All'improvviso arrivava Vincino, pieno di cose arruffate e di genio
Veniva a prendermi i libri, a regalarmi poesie. Sorrideva anche mentre soffriva, e il sorriso era diventato più malinconico e più dolce, la voce più esile
All’improvviso arrivava Vincino. Camminava, ma con quelle gambe e quelle braccia lunghe sembrava una corsa, anzi una volata. Camminava, ma portava con sé un vento pieno di cose arruffate, matite, fogli, giornali, occhiali che cascano e una borsa a tracolla strapiena di genio e di gentilezza. La redazione diventava più bella, diventava Parigi, il mare di Sicilia, il caffè fumoso degli artisti, e il Foglio ogni volta diventava un affresco. Gli sorridevano gli occhi mentre disegnava e anche mentre ci guardava e ci disegnava tutti, sempre da sotto in su anche se era il più alto. Guardava in un modo soltanto suo, un po’ dal basso e un po’ di lato, con gli occhiali e tutto il corpo si immergeva per poi riemergere, e dopo tanti anni l’ho capito: cercava una fessura per entrare, perché Vincino guardava prima dentro e poi fuori. E mi diceva: non truccarti. E allora io non mi truccavo.
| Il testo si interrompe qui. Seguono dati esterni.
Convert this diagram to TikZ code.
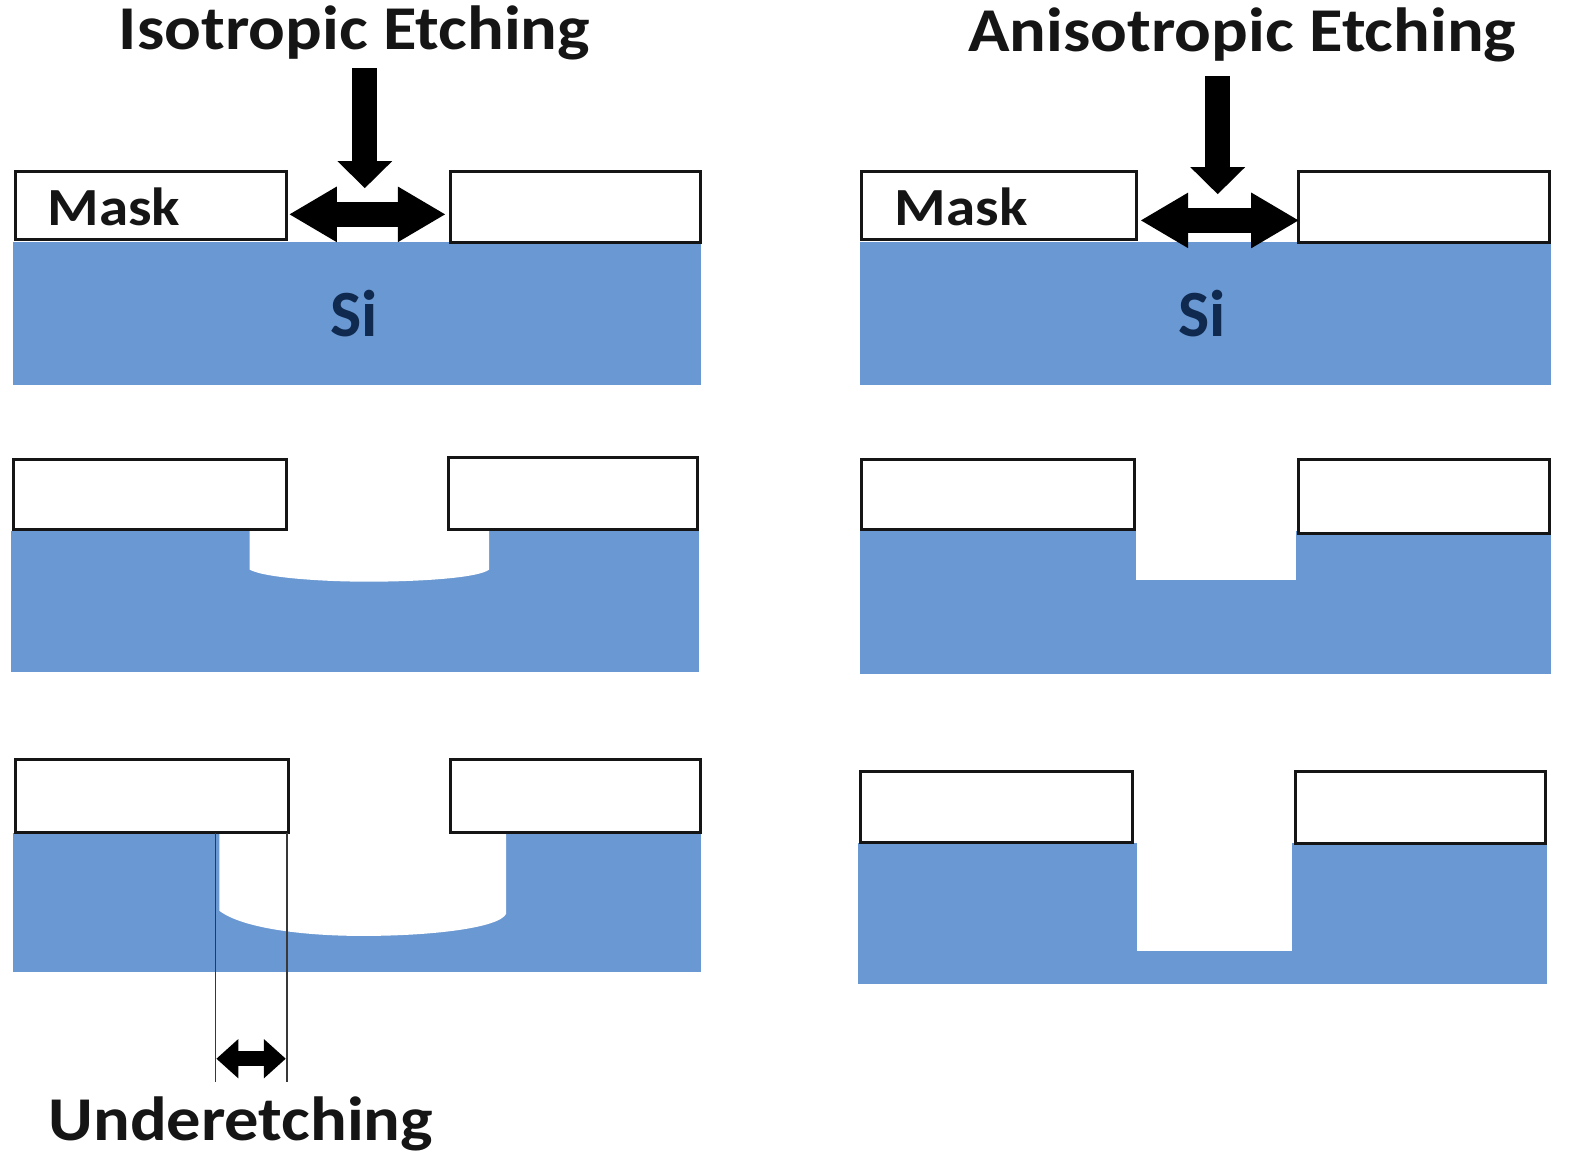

E diceva: non tagliarti i capelli. E allora io li ho lasciati crescere. Diceva, con una voce bassa, sgualcita, ingenua: e quindi oggi che succede?, ma lui lo sapeva già.
Sorrideva anche mentre soffriva, e il sorriso era diventato più malinconico e più dolce, la voce più esile. Non mi ha mai detto: sto male. E io non glielo ho mai chiesto, per paura, per imbarazzo, per l’ammirazione verso quello sguardo che si infilava in profondità e poi usciva fuori con poche parole leggere e molti disegni, tanti dettagli. Gli mandavo un messaggio cretino e lui rispondeva velocissimo con un disegno geniale. Al telefono urlavo, perché non riuscivo a sentirlo. Io urlavo e lui rideva, e diceva: hai dei libri per me? Vengo a prenderli. Ho uno scaffale di thriller per lui, gli tenevo da parte quelli con i titoli che potessero piacergli, cose non pretenziose come: terrore, crudeltà, ira, fuoco, devastazione. Si innervosiva solo per i disegni brutti sulle copertine. L’uomo più gentile del mondo, che è riuscito a far entrare il cielo dentro la testa, e a mettere perfino le giornate politiche dentro il cielo, si divertiva con i libri sanguinosi e terrificanti. Mi prestava i suoi pennarelli neri stupendi, che nelle mie mani tornavano a essere niente. Gli piacevano tanto i bambini, i ricordi, il mare, le sue figlie e sua moglie. Di loro diceva cose così piene d’amore e di bellezza che mi dimenticavo di avere di fronte un grande della satira. Mi sembrava di più un poeta. Ho un cassetto pieno dei suoi disegni. Per me, sono poesie.